One in four 20-year-olds is suffering high levels of stress and potential symptoms of depression – and young women are worst affected, according to the latest findings from the national study tracking the lives of children.

Overweight and obesity levels have also increased among the group since they were aged 17-18, and again, the problem is most evident among women.

Insights into how 20-year-olds are faring in important areas of their lives and changes since their late teens emerge from the latest ‘Growing Up in Ireland’ research.

It provides a picture about where they live and what they are thinking, their physical health, their emotional wellbeing and relationships, and whether they are still in education or training.

One of the most concerning findings is that as many as one in three young women (32pc) and 23pc of young men presented with “clinically significant depressive symptoms”, while 29pc of females and 21pc of males showed above normal stress levels.

Depressive symptoms do not represent a diagnosis of depression, but the finding is based on responses to eight questions in the survey seeking to assess participants’ emotional wellbeing.

One question asked how often in the previous week they had felt their life was a failure.

These results broadly mirror findings in the ‘My World’ survey published this week, showing 26pc of 18-25-year-olds in Ireland were reporting severe anxiety.

The latest ‘Growing Up in Ireland’ report is an analysis of responses from 5,191 20-year-olds interviewed between August 2018 and June 2019.

Most are still living at home and financially dependent on their parents, especially for basic living expenses.

About 8pc are experiencing financial strain with higher figures from those in the lowest-skilled social classes.

Almost two in three (62pc) are in further or higher education, 6pc are in training, 21pc are working full-time, 6pc are working part-time, and 5pc are not in employment, education or training.

Access to housing is the issue causing most concern to the group, and a desire for financial and employment security featured strongly in their aspirations for themselves in the next 10 years.

Only a minority attach high importance to having a long-term relationship or having a child by the age of 30 – 29pc and 14pc respectively.

Most reported generally positive health, but they have grown fatter since they were aged 17-18. While 27pc were overweight or obese three years earlier, it was up to 36pc by the time they were 20.

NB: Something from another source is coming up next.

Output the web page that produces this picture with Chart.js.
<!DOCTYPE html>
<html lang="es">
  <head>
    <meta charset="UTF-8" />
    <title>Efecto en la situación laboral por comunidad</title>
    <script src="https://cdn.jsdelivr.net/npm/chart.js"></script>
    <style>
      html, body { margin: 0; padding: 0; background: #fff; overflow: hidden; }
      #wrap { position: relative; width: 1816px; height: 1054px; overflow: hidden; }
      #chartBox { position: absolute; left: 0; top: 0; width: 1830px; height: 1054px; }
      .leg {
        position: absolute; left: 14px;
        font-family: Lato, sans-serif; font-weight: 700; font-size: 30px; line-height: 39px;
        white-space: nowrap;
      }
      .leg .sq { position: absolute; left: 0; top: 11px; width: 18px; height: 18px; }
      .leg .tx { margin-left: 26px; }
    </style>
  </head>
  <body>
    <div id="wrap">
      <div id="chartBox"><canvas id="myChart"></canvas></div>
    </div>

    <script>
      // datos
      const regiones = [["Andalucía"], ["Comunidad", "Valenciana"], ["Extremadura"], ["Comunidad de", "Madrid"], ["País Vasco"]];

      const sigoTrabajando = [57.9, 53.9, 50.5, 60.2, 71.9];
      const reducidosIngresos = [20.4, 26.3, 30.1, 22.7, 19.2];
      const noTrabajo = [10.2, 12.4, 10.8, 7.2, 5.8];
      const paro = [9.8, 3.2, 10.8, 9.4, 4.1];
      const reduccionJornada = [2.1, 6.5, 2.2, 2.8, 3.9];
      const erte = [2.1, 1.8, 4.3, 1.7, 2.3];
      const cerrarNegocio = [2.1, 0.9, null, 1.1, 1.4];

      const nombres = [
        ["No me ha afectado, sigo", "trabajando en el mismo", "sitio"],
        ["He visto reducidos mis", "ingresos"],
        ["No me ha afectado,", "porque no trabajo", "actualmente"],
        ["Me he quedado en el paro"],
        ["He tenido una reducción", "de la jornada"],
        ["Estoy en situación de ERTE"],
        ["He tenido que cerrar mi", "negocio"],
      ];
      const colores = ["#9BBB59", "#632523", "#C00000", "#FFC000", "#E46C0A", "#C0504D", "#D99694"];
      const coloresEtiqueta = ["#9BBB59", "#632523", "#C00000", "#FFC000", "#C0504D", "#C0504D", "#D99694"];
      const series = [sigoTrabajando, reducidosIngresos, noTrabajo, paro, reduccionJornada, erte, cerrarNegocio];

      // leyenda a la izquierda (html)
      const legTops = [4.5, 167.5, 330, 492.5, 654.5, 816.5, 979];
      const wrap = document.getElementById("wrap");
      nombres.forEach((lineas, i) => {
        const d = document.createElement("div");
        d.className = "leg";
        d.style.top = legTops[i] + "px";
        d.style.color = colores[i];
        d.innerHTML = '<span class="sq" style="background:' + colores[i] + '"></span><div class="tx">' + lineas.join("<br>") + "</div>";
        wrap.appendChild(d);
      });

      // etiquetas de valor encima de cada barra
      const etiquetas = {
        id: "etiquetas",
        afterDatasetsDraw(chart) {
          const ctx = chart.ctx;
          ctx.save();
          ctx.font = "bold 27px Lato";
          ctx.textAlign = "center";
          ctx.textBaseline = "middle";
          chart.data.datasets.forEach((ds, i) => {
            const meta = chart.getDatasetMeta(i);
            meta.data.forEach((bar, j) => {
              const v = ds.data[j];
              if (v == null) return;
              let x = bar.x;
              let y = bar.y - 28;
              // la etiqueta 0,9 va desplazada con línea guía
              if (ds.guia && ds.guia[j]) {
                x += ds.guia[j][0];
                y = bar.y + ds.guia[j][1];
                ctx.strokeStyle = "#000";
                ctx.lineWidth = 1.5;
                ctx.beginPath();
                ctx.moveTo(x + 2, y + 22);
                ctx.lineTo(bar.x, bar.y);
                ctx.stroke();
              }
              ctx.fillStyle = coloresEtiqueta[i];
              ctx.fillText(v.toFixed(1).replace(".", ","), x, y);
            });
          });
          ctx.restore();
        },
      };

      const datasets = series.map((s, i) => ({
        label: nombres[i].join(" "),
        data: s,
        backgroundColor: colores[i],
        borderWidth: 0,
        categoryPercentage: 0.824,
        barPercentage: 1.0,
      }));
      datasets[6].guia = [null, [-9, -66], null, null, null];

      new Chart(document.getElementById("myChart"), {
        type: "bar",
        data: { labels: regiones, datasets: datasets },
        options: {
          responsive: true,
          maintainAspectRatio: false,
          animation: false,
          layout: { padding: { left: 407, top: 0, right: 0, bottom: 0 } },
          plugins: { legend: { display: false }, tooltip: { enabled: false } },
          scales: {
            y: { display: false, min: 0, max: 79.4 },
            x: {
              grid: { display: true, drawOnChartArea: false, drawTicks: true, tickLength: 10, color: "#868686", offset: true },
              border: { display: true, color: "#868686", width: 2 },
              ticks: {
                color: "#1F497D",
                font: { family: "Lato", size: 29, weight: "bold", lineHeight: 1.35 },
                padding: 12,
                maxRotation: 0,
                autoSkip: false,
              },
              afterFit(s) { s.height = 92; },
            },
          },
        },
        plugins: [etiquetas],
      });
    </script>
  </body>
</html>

The obesity rates among young women is almost double that of young men – 16pc against 9pc.

And young women tend to be less physically active.

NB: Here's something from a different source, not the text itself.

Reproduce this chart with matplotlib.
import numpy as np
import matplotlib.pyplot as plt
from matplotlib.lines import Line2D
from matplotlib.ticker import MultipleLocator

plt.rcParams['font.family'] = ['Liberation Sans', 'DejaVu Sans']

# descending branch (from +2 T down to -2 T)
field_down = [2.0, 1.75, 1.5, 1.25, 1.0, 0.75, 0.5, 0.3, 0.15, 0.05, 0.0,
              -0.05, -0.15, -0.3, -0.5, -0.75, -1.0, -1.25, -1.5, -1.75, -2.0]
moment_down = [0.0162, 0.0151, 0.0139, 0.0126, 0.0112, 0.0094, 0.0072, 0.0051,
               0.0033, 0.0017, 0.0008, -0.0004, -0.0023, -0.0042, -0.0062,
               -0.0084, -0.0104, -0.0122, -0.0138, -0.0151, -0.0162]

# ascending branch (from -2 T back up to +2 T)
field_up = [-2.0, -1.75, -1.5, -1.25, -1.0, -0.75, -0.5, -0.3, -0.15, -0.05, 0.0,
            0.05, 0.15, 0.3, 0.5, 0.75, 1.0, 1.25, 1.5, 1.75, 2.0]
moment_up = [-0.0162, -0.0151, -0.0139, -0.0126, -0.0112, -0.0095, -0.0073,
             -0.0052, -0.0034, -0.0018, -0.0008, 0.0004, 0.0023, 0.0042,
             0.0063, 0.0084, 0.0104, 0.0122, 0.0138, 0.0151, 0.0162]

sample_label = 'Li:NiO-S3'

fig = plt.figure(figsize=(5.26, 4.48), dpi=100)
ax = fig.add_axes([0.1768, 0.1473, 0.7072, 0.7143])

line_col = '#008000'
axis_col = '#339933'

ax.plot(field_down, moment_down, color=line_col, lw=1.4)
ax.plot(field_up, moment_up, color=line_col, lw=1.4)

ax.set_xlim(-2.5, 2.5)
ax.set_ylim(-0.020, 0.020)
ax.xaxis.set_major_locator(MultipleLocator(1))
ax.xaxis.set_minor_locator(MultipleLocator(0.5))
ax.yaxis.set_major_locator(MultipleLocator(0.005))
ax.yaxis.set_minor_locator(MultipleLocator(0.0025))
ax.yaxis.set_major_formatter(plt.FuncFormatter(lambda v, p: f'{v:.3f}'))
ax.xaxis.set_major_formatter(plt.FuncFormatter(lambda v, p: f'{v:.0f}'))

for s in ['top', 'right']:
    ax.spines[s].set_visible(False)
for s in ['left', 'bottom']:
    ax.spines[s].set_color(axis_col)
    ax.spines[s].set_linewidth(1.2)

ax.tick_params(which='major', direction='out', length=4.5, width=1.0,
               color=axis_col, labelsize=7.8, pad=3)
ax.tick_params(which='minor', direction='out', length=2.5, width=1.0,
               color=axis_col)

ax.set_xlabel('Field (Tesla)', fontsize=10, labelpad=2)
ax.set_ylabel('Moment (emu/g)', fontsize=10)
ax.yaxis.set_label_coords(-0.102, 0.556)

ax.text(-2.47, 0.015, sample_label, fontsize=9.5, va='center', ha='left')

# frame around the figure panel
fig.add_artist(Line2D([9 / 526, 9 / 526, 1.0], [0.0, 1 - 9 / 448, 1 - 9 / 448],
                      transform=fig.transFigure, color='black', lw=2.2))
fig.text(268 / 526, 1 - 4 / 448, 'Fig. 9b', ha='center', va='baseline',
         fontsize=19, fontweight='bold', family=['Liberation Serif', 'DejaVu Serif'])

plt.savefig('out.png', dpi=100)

About 15pc smoke daily and another 23pc smoke occasionally while almost all (93pc) drink alcohol.

Nearly one quarter use cannabis occasionally or more often.

While high levels of stress were reported, most use constructive strategies to cope, such as talking to friends (51pc), spending time on hobbies or listening to music (50pc) or discussing the situation with their family (37pc).

‘Growing Up in Ireland’ is funded by the Department of Children with a contribution from Atlantic Philanthropies. Research is overseen by the ESRI and Trinity College.